• Short problem: Repeat, exactly and only, the lines from the beginning of the data through the line with "m, y = 1, y + 1". Pictures are left out.
Begin
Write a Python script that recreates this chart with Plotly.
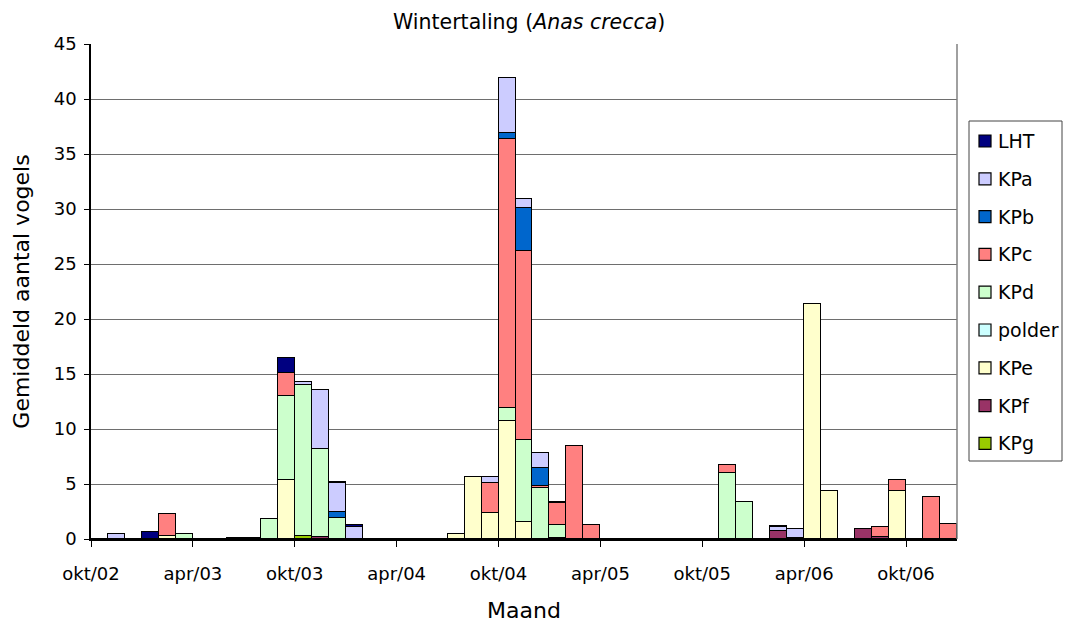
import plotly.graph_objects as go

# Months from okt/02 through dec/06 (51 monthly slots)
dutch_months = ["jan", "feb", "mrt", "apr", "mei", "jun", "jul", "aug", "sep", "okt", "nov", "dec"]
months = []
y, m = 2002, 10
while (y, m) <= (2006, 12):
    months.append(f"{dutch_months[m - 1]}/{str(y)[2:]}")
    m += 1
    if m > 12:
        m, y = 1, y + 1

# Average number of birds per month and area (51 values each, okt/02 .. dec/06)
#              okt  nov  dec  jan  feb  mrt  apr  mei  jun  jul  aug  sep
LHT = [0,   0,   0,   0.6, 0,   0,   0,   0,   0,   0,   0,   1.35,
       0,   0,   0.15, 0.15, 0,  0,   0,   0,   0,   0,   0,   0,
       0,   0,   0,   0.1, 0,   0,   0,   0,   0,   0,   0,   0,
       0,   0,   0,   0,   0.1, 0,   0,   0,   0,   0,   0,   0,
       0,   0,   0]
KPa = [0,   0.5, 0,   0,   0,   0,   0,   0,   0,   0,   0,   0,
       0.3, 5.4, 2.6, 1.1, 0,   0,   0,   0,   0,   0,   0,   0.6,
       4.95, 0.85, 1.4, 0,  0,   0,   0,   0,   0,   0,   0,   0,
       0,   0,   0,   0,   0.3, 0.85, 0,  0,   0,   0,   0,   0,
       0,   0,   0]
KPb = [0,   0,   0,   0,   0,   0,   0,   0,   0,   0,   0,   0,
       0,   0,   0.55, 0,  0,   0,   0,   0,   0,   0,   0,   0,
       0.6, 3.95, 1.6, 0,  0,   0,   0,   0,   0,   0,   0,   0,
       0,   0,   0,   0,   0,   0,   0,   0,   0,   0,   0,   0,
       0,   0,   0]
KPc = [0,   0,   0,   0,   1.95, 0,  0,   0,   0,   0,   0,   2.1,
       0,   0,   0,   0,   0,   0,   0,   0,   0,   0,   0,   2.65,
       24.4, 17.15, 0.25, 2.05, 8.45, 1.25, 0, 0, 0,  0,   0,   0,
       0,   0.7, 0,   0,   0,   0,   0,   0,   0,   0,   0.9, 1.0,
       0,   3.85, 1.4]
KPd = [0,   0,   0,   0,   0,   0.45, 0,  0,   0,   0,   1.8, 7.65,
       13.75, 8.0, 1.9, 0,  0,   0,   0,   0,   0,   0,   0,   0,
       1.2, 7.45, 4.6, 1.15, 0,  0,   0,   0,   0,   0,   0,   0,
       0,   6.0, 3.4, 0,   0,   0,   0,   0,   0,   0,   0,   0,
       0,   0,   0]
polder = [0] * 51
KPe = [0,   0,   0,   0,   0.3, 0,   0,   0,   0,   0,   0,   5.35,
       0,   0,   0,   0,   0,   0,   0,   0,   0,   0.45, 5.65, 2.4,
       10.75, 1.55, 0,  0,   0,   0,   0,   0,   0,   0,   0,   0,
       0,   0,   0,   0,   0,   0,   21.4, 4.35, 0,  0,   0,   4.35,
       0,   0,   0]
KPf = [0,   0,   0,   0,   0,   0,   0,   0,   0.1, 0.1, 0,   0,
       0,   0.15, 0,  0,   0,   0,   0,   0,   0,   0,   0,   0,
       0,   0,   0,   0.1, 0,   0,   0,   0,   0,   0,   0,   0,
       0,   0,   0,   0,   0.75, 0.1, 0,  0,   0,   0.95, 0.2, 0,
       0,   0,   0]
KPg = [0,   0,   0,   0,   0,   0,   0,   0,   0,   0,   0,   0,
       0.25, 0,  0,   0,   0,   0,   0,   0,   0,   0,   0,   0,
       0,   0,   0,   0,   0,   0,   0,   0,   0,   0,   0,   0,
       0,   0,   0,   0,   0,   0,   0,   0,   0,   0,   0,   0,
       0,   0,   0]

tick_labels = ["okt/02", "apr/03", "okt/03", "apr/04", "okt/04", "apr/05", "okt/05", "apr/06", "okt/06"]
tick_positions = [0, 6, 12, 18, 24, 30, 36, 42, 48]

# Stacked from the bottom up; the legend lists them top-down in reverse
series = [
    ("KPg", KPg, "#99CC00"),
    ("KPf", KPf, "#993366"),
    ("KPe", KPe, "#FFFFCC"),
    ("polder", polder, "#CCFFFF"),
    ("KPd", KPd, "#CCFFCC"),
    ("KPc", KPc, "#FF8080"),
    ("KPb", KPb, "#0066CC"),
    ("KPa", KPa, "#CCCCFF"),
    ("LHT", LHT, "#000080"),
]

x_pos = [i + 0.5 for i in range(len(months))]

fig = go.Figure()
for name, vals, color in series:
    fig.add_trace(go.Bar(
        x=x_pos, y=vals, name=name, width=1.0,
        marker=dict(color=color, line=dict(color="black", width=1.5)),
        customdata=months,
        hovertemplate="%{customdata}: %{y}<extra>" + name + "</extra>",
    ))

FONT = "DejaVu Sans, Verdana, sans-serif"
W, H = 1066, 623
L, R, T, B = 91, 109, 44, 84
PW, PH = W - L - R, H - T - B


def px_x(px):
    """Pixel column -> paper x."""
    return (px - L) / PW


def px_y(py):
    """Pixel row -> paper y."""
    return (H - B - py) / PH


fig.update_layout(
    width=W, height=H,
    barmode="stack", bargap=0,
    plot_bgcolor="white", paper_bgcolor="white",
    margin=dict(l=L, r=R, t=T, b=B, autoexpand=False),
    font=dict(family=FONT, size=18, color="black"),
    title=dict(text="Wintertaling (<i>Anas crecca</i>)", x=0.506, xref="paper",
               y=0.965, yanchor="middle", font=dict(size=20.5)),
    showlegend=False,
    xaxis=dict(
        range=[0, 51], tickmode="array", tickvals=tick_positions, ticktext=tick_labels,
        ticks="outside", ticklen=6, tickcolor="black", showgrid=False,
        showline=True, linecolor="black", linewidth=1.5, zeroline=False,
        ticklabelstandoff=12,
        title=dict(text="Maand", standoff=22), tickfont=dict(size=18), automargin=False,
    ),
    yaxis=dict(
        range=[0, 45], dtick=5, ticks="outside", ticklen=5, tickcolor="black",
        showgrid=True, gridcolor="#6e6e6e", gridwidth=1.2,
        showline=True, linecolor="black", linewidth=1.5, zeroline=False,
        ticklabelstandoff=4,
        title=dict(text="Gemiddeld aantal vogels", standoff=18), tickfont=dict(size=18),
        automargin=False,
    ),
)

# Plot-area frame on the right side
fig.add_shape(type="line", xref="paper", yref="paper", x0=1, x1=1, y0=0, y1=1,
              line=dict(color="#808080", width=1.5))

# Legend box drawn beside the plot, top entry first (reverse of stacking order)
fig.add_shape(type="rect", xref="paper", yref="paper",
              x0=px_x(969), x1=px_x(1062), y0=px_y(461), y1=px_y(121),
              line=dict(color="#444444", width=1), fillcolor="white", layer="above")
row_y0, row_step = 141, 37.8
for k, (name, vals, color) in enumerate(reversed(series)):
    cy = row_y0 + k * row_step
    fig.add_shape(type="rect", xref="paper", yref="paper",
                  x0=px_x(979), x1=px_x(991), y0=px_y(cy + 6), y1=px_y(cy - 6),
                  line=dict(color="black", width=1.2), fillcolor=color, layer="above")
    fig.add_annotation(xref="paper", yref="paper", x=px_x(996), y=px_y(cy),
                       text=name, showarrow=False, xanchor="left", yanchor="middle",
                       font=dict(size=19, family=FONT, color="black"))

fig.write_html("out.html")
End
• Solution to this task:
Write a Python script that recreates this chart with Plotly.
import plotly.graph_objects as go

# Months from okt/02 through dec/06 (51 monthly slots)
dutch_months = ["jan", "feb", "mrt", "apr", "mei", "jun", "jul", "aug", "sep", "okt", "nov", "dec"]
months = []
y, m = 2002, 10
while (y, m) <= (2006, 12):
    months.append(f"{dutch_months[m - 1]}/{str(y)[2:]}")
    m += 1
    if m > 12:
        m, y = 1, y + 1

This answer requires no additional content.